YOUR INSTRUCTIONS = Without the pictures, extract every line from the start of the material to the line containing "0.772, 0.766, 0.762, 0.76]", both ends included.

MATERIAL PROVIDED =
************

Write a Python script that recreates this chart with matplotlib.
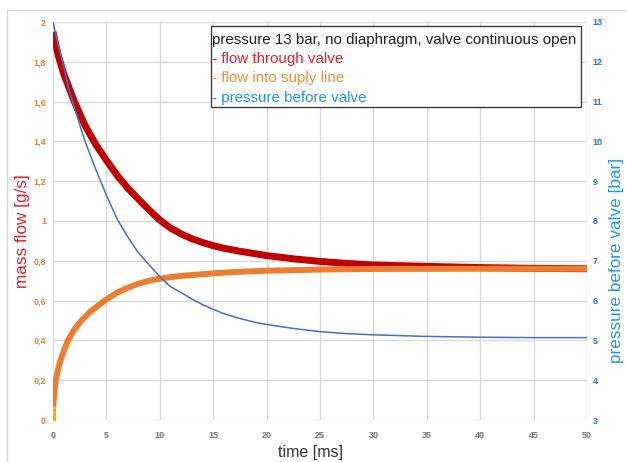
import matplotlib.pyplot as plt
from matplotlib.patches import Rectangle

plt.rcParams['font.family'] = ['Liberation Sans', 'DejaVu Sans']

# flow through valve [g/s]
t_red = [0, 0.5, 1, 1.5, 2, 2.5, 3, 4, 5, 6, 7, 8, 9, 10, 11, 12, 13, 14, 15, 16, 17.5, 19, 20,
         22.5, 25, 27.5, 30, 35, 40, 45, 50]
m_red = [1.95, 1.83, 1.74, 1.67, 1.60, 1.54, 1.48, 1.385, 1.305, 1.23, 1.165, 1.11, 1.055, 1.005,
         0.965, 0.935, 0.911, 0.892, 0.876, 0.863, 0.848, 0.835, 0.826, 0.81, 0.797, 0.787, 0.779,
         0.772, 0.766, 0.762, 0.76]

# flow into suply line [g/s]
t_orange = [0, 0, 0, 0, 0.1, 0.25, 0.5, 0.7, 1, 1.4, 2, 2.66, 3.5, 4, 4.84, 6, 7, 8, 9, 10, 11, 12,
            15, 17.5, 20, 25, 30, 40, 50]
m_orange = [0, 0.02, 0.04, 0.06, 0.12, 0.20, 0.26, 0.30, 0.345, 0.40, 0.455, 0.50, 0.545, 0.565,
            0.60, 0.64, 0.665, 0.685, 0.70, 0.71, 0.718, 0.724, 0.737, 0.745, 0.75, 0.756, 0.759,
            0.76, 0.76]

# pressure before valve [bar]
t_blue = [0, 0.5, 1, 1.5, 2, 3, 4, 5, 6, 7, 8, 9, 10, 11, 12, 13, 14, 15, 16, 17.5, 19, 20, 22.5,
          25, 27.5, 30, 32.5, 35, 40, 45, 50]
p_blue = [13.0, 12.4, 11.88, 11.3, 10.85, 10.0, 9.3, 8.65, 8.05, 7.6, 7.2, 6.9, 6.6, 6.35, 6.2,
          6.04, 5.9, 5.78, 5.67, 5.55, 5.45, 5.4, 5.3, 5.22, 5.17, 5.14, 5.12, 5.1, 5.08, 5.07, 5.07]

x_ticks = [0, 5, 10, 15, 20, 25, 30, 35, 40, 45, 50]
y_ticks = [0, 0.2, 0.4, 0.6, 0.8, 1, 1.2, 1.4, 1.6, 1.8, 2]
y_labels = ["0", "0,2", "0,4", "0,6", "0,8", "1", "1,2", "1,4", "1,6", "1,8", "2"]
p_ticks = [3, 4, 5, 6, 7, 8, 9, 10, 11, 12, 13]

fig = plt.figure(figsize=(6.26, 4.62), dpi=100)
ax = fig.add_axes([53 / 626, 1 - 420 / 462, 534 / 626, 398 / 462])
ax2 = ax.twinx()

ax.plot(t_red, m_red, color="#C00000", lw=5, solid_capstyle="butt", zorder=3)
ax.plot(t_orange, m_orange, color="#ED7D31", lw=4.3, solid_capstyle="butt", zorder=4)
ax.scatter(t_orange[:4], m_orange[:4], s=8, color="#F5B000", zorder=5)
ax2.plot(t_blue, p_blue, color="#4472C4", lw=1.1)

ax.set_xlim(0, 50)
ax.set_ylim(0, 2)
ax2.set_ylim(3, 13)
ax.set_xticks(x_ticks)
ax.set_yticks(y_ticks)
ax.set_yticklabels(y_labels)
ax2.set_yticks(p_ticks)

ax.grid(True, color="#DADADA", lw=1)
ax.set_axisbelow(True)
for a in (ax, ax2):
    for s in a.spines.values():
        s.set_visible(False)

ax.tick_params(axis="x", length=0, pad=8, labelsize=6.5, labelcolor="#767676")
ax.tick_params(axis="y", length=0, pad=5, labelsize=6.5, labelcolor="#E8843A")
ax2.tick_params(axis="y", length=0, pad=4, labelsize=6.5, labelcolor="#2A7BC6")
for lab in ax.get_xticklabels() + ax.get_yticklabels() + ax2.get_yticklabels():
    lab.set_fontweight("bold")

fig.text(310 / 626, 1 - 453 / 462, "time [ms]", ha="center", va="center", fontsize=11.5, color="#333333")
fig.text(23 / 626, 1 - 231 / 462, "mass flow [g/s]", rotation=90, ha="center", va="center",
         fontsize=12.3, color="#E8202A")
fig.text(617 / 626, 1 - 260 / 462, "pressure before valve [bar]", rotation=90, ha="center", va="center",
         fontsize=12.3, color="#1E9BDB")

# info box
fig.patches.append(Rectangle((211 / 626, 1 - 107 / 462), 370 / 626, 81 / 462, transform=fig.transFigure,
                             facecolor="white", edgecolor="#404040", lw=1, zorder=10))
lines = [("pressure 13 bar, no diaphragm, valve continuous open", "#222222"),
         ("- flow through valve", "#E8202A"),
         ("- flow into suply line", "#F0913A"),
         ("- pressure before valve", "#1E9BDB")]
for i, (txt, col) in enumerate(lines):
    fig.text(212 / 626, 1 - (40 + 19.2 * i) / 462, txt, ha="left", va="center", fontsize=10.9,
             color=col, zorder=11)

# outer frame
fig.patches.append(Rectangle((7 / 626, -0.05), 1.1, 1 - 10 / 462 + 0.05, transform=fig.transFigure,
                             facecolor="none", edgecolor="#D9D9D9", lw=1))

fig.savefig("out.png", dpi=100)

************

RESULT OF THIS EXERCISE =
Write a Python script that recreates this chart with matplotlib.
import matplotlib.pyplot as plt
from matplotlib.patches import Rectangle

plt.rcParams['font.family'] = ['Liberation Sans', 'DejaVu Sans']

# flow through valve [g/s]
t_red = [0, 0.5, 1, 1.5, 2, 2.5, 3, 4, 5, 6, 7, 8, 9, 10, 11, 12, 13, 14, 15, 16, 17.5, 19, 20,
         22.5, 25, 27.5, 30, 35, 40, 45, 50]
m_red = [1.95, 1.83, 1.74, 1.67, 1.60, 1.54, 1.48, 1.385, 1.305, 1.23, 1.165, 1.11, 1.055, 1.005,
         0.965, 0.935, 0.911, 0.892, 0.876, 0.863, 0.848, 0.835, 0.826, 0.81, 0.797, 0.787, 0.779,
         0.772, 0.766, 0.762, 0.76]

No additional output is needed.